Sometimes, Woolf likens writing to steeple chasing: “I've taken my fences, as I say, & got some good gallops for my trouble” (D2: 258) or to mining for gold. Referring to what became The Waves, Woolf notes: “I may have found my mine this time, I think. I may get all my gold out…. And my vein of gold lies so deep, in such bent channels” (D2: 292). Of the same novel she later writes, “I've got to work with my pick at my seam,” excavating, or even drilling, when she feels she has “at last, bored down into my oil well, & can't scribble fast enough to bring it all to the surface” (D3: 12). The frequency with which Woolf shows that what she is attempting requires her to go below the surface is remarkable. Woolf should be pictured in helmets, hard hats, or goggles and wetsuits, the latter especially, for within her diaries, no images describing her writing recur more often or are more significant to her creative process than those associated with water, particularly swimming and diving.
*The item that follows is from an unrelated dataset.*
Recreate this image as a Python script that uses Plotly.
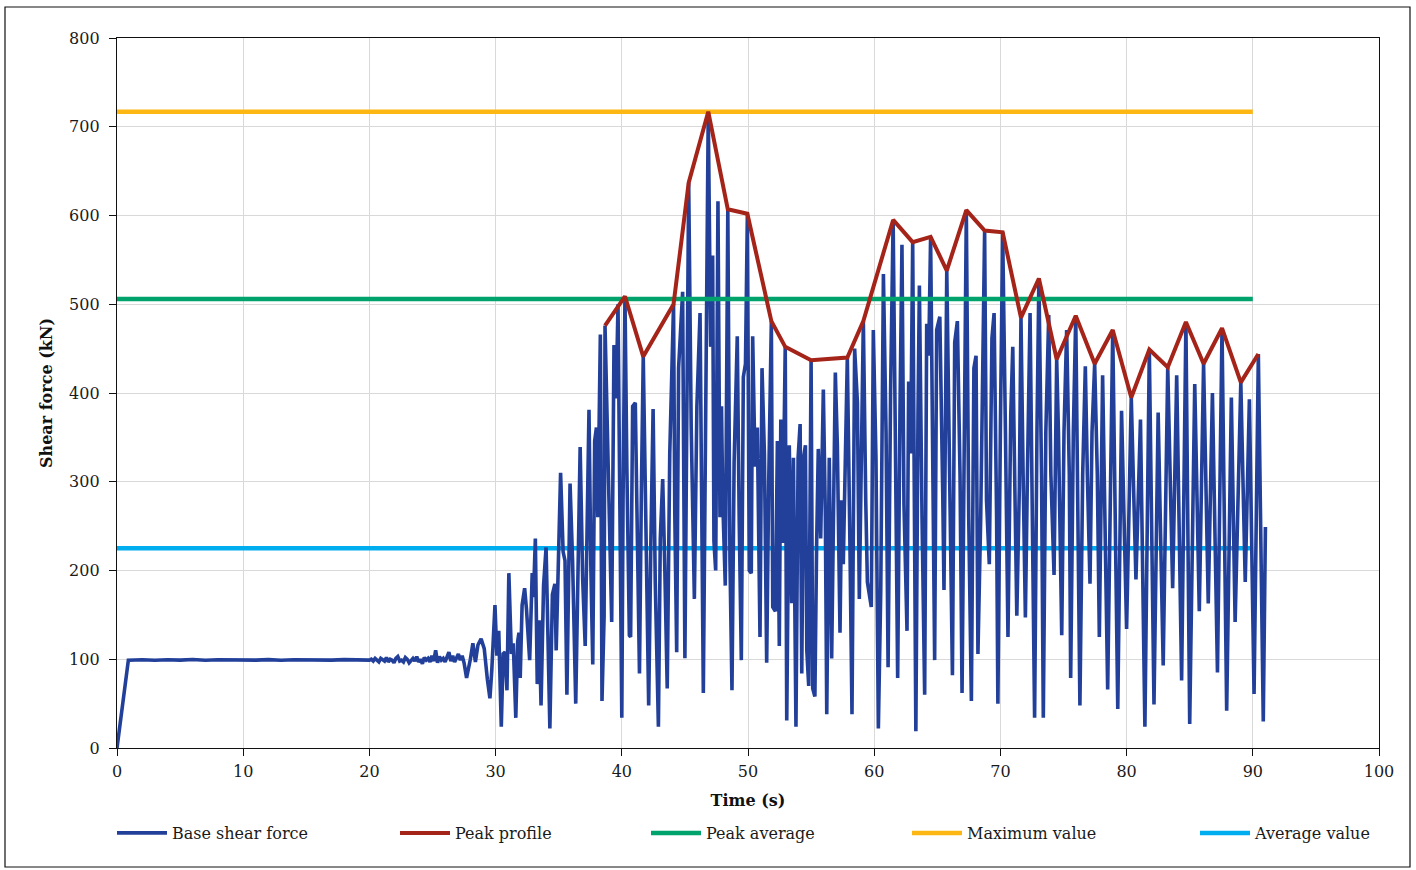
import plotly.graph_objects as go

# Base shear force time history: (time s, force kN) vertices
BASE_T = [
    0.0, 0.9, 2.0, 3.0, 4.0, 5.0, 6.0, 7.0, 8.0, 9.0, 10.0, 11.0, 12.0, 13.0, 14.0,
    15.0, 16.0, 17.0, 18.0, 19.0,
    20.0, 20.15, 20.3, 20.45, 20.6, 20.75, 20.9, 21.05, 21.2, 21.35,
    21.5, 21.65, 21.8, 21.95, 22.1, 22.25, 22.4, 22.55, 22.7, 22.85,
    23.0, 23.15, 23.3, 23.45, 23.6, 23.75, 23.9, 24.05, 24.2, 24.35,
    24.5, 24.65, 24.8, 24.95, 25.1, 25.25, 25.4, 25.55, 25.7, 25.85,
    26.0, 26.15, 26.3, 26.45, 26.6, 26.75, 26.9, 27.05, 27.2, 27.35, 27.5,
    27.7, 28.0, 28.2, 28.4,
    28.6, 28.85, 29.1, 29.35, 29.55, 29.7, 29.95, 30.1, 30.25, 30.45, 30.6, 30.75, 30.9,
    31.05, 31.25, 31.4, 31.6, 31.75, 31.85, 31.95, 32.1, 32.3, 32.45, 32.7, 32.9, 33.0,
    33.15, 33.3, 33.45, 33.6, 33.8, 34.0, 34.1, 34.3, 34.5, 34.7, 34.8, 34.95, 35.15,
    35.35, 35.5, 35.65, 35.9, 36.1, 36.35, 36.7, 36.9, 37.1, 37.25, 37.4, 37.55, 37.7,
    37.85, 37.99, 38.1, 38.3, 38.43, 38.6, 38.67, 38.95, 39.2, 39.38, 39.55, 39.7, 39.85,
    40.0, 40.1, 40.25, 40.4, 40.6, 40.7, 40.86, 41.07, 41.2, 41.4, 41.55, 41.7, 41.9,
    42.13, 42.3, 42.48, 42.65, 42.9, 43.05, 43.24, 43.4, 43.6, 43.8, 44.1, 44.2, 44.35,
    44.5, 44.82, 45.0, 45.15, 45.3, 45.5, 45.75, 45.95, 46.2, 46.46, 46.85, 47.04, 47.2,
    47.3, 47.44, 47.62, 47.78, 47.9, 48.0, 48.2, 48.4, 48.57, 48.73, 48.9, 49.15, 49.3,
    49.47, 49.63, 49.8, 49.95, 50.1, 50.26, 50.37, 50.56, 50.74, 50.95, 51.11, 51.3,
    51.48, 51.64, 51.85, 51.96, 52.17, 52.33, 52.48, 52.6, 52.75, 52.95, 53.07, 53.27,
    53.46, 53.6, 53.8, 53.97, 54.13, 54.26, 54.4, 54.55, 54.66, 54.81, 55.0, 55.13, 55.3,
    55.44, 55.57, 55.76, 55.97, 56.13, 56.24, 56.44, 56.63, 56.92, 57.08, 57.29, 57.42,
    57.55, 57.71, 57.87, 58.08, 58.24, 58.45, 58.67, 58.82, 58.98, 59.14, 59.33, 59.46,
    59.77, 59.93, 60.14, 60.33, 60.52, 60.73, 60.94, 61.1, 61.3, 61.5, 61.67, 61.86,
    62.04, 62.2, 62.36, 62.6, 62.73, 62.89, 63.05, 63.2, 63.3, 63.47, 63.58, 63.79, 64.0,
    64.16, 64.32, 64.47, 64.68, 64.79, 64.95, 65.2, 65.43, 65.53, 65.75, 65.95, 66.2,
    66.38, 66.59, 66.8, 66.96, 67.3, 67.49, 67.7, 67.9, 68.07, 68.22, 68.44, 68.75, 68.9,
    69.12, 69.33, 69.5, 69.7, 69.8, 70.0, 70.18, 70.4, 70.6, 70.82, 70.98, 71.13, 71.3,
    71.5, 71.63, 71.8, 71.98, 72.14, 72.35, 72.53, 72.71, 72.9, 73.05, 73.26, 73.4, 73.6,
    73.83, 74.0, 74.25, 74.46, 74.6, 74.86, 75.04, 75.25, 75.46, 75.57, 75.78, 75.97,
    76.1, 76.3, 76.52, 76.73, 76.89, 77.1, 77.26, 77.47, 77.68, 77.84, 78.1, 78.5, 78.9,
    79.3, 79.6, 80.0, 80.37, 80.74, 81.1, 81.45, 81.8, 82.17, 82.5, 82.9, 83.26, 83.65,
    83.97, 84.36, 84.7, 85.0, 85.4, 85.76, 86.1, 86.47, 86.8, 87.2, 87.56, 87.93, 88.3,
    88.6, 89.05, 89.4, 89.73, 90.1, 90.44, 90.83, 91.0,
]
BASE_F = [
    0, 99, 99.5, 98.8, 99.4, 99.0, 99.7, 98.9, 99.5, 99.2, 99.8, 99.0, 99.6, 98.9, 99.5,
    99.1, 99.7, 99.0, 99.6, 99.2,
    99, 100, 98, 101, 99, 97, 101, 100, 98, 102,
    97, 100, 99, 96, 101, 103, 98, 99, 97, 102,
    100, 96, 99, 101, 98, 103, 97, 100, 95, 102,
    99, 101, 97, 104, 98, 110, 96, 103, 99, 101,
    97, 102, 108, 98, 104, 97, 101, 106, 99, 104, 96,
    79, 100, 118, 97,
    116, 123, 112, 77, 56, 88, 161, 104, 132, 24, 106, 108, 65,
    197, 106, 118, 34, 120, 130, 79, 161, 180, 156, 99, 197, 170,
    236, 72, 144, 48, 183, 226, 156, 22, 173, 185, 110, 192, 310,
    221, 211, 60, 298, 211, 50, 339, 190, 115, 236, 381, 202, 94,
    346, 361, 260, 466, 53, 149, 476, 279, 142, 454, 394, 500, 300,
    34, 279, 509, 317, 127, 125, 385, 389, 260, 84, 288, 441, 260,
    48, 230, 382, 188, 24, 236, 303, 207, 67, 332, 500, 263, 108,
    428, 514, 101, 356, 637, 361, 168, 385, 490, 62, 717, 452, 555,
    233, 200, 616, 260, 385, 279, 183, 607, 212, 65, 322, 464, 260,
    99, 418, 433, 602, 200, 197, 464, 317, 361, 125, 428, 332,
    96, 298, 481, 159, 154, 346, 115, 370, 231, 452, 31, 341,
    163, 327, 24, 327, 365, 84, 327, 341, 110, 70, 437, 67, 58,
    231, 337, 236, 404, 260, 38, 327, 101, 423, 341, 130, 279,
    207, 313, 440, 226, 38, 450, 389, 168, 346, 481, 279, 187,
    159, 471, 327, 22, 178, 534, 356, 91, 404, 595, 356, 79,
    375, 567, 274, 132, 413, 332, 570, 279, 19, 375, 521, 260, 60,
    478, 442, 576, 260, 99, 471, 486, 288, 178, 538, 356, 82,
    457, 481, 308, 62, 606, 260, 53, 428, 442, 106, 260, 583, 279,
    207, 462, 490, 260, 50, 361, 581, 356, 125, 375, 452, 308, 149,
    293, 485, 308, 147, 308, 490, 260, 34, 361, 529, 308, 34, 356,
    488, 308, 195, 438, 356, 127, 356, 471, 308, 79, 356, 487,
    308, 48, 308, 430, 308, 185, 356, 433, 308, 125, 420, 66, 471,
    44, 380, 134, 395, 190, 370, 24, 449, 49, 378, 93, 429, 180,
    420, 76, 480, 27, 410, 154, 433, 163, 400, 85, 473, 42, 395,
    142, 412, 187, 393, 61, 444, 30, 249,
]

# Envelope through the successive response peaks
PEAK_T = [38.67, 40.25, 41.7, 44.1, 45.3, 46.85, 48.4, 49.95, 51.85, 52.95, 55.0,
          57.87, 59.14, 61.5, 63.05, 64.47, 65.75, 67.3, 68.75, 70.18, 71.63, 73.05,
          74.46, 75.97, 77.47, 78.9, 80.37, 81.8, 83.26, 84.7, 86.1, 87.56, 89.05, 90.44]
PEAK_F = [476, 509, 441, 500, 637, 717, 607, 602, 481, 452, 437,
          440, 481, 595, 570, 576, 538, 606, 583, 581, 485, 529,
          438, 487, 433, 471, 395, 449, 429, 480, 433, 473, 412, 444]

# Reference levels drawn over the analysed window
LEVEL_T = [0, 90]
PEAK_AVERAGE = 506
MAXIMUM_VALUE = 717
AVERAGE_VALUE = 225

X_TICKS = [0, 10, 20, 30, 40, 50, 60, 70, 80, 90, 100]
Y_TICKS = [0, 100, 200, 300, 400, 500, 600, 700, 800]

FONT = "DejaVu Serif"
BLUE = "#22409A"
RED = "#A52419"
GREEN = "#00A36C"
GOLD = "#FDB714"
SKY = "#00AEEF"

fig = go.Figure()
fig.add_trace(go.Scatter(x=LEVEL_T, y=[AVERAGE_VALUE] * 2, mode="lines", name="Average value",
                         line=dict(color=SKY, width=4.5), legend="legend5"))
fig.add_trace(go.Scatter(x=BASE_T, y=BASE_F, mode="lines", name="Base shear force",
                         line=dict(color=BLUE, width=3.6), legend="legend"))
fig.add_trace(go.Scatter(x=LEVEL_T, y=[PEAK_AVERAGE] * 2, mode="lines", name="Peak average",
                         line=dict(color=GREEN, width=4.5), legend="legend3"))
fig.add_trace(go.Scatter(x=LEVEL_T, y=[MAXIMUM_VALUE] * 2, mode="lines", name="Maximum value",
                         line=dict(color=GOLD, width=4.5), legend="legend4"))
fig.add_trace(go.Scatter(x=PEAK_T, y=PEAK_F, mode="lines", name="Peak profile",
                         line=dict(color=RED, width=4), legend="legend2"))

W, H = 1416, 870
L, R, T, B = 117, 37, 38, 122
pw, ph = W - L - R, H - T - B


def px_x(p):
    return (p - L) / pw


def px_y(p):
    return (H - B - p) / ph


legend_common = dict(orientation="h", xanchor="left", yanchor="middle",
                     font=dict(family=FONT, size=16, color="#1a1a1a"),
                     bgcolor="rgba(0,0,0,0)", borderwidth=0, itemwidth=50)
legend_x = [112, 395, 646, 907, 1195]
legends = {}
for i, lx in enumerate(legend_x):
    key = "legend" if i == 0 else f"legend{i + 1}"
    legends[key] = dict(legend_common, x=px_x(lx), y=px_y(833))

axis_common = dict(showline=True, linecolor="#111111", linewidth=1.3, mirror=True,
                   ticks="outside", ticklen=7, tickcolor="#111111", tickwidth=1.2,
                   showgrid=True, gridcolor="#d9d9d9", gridwidth=1, zeroline=False,
                   tickfont=dict(family=FONT, size=16, color="#1a1a1a"))

fig.update_layout(
    width=W, height=H,
    margin=dict(l=L, r=R, t=T, b=B),
    paper_bgcolor="white", plot_bgcolor="white",
    showlegend=True,
    xaxis=dict(axis_common, range=[0, 100], tickvals=X_TICKS, ticklabelstandoff=2,
               title=dict(text="<b>Time (s)</b>", font=dict(family=FONT, size=16, color="#111111"),
                          standoff=14)),
    yaxis=dict(axis_common, range=[0, 800], tickvals=Y_TICKS, ticklabelstandoff=6,
               title=dict(text="<b>Shear force (kN)</b>", font=dict(family=FONT, size=16, color="#111111"),
                          standoff=12)),
    shapes=[dict(type="rect", xref="paper", yref="paper",
                 x0=px_x(5), x1=px_x(1410), y0=px_y(867), y1=px_y(7),
                 line=dict(color="#111111", width=1.2), fillcolor="rgba(0,0,0,0)", layer="below")],
    **legends,
)

fig.write_html("out.html")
Throughout her writing career, Virginia Woolf used her diaries as a bridge to her published works. She reread them often: “It composes,” she said. “Why? I think [it] shows one a stretch, when one's grubbing in an inch” (D5: 227). She writes that she hoped the diaries
would resemble some deep old desk, or capacious hold–all, in which one flings a mass of odds & ends without looking them through. I should come back, after a year or two, & find that the collection had sorted itself & refined itself & coalesced, as such deposits so mysteriously do, into a mould, transparent enough to refl ect the light of our life, & yet steady, tranquil [,] composed with the aloofness of a work of art.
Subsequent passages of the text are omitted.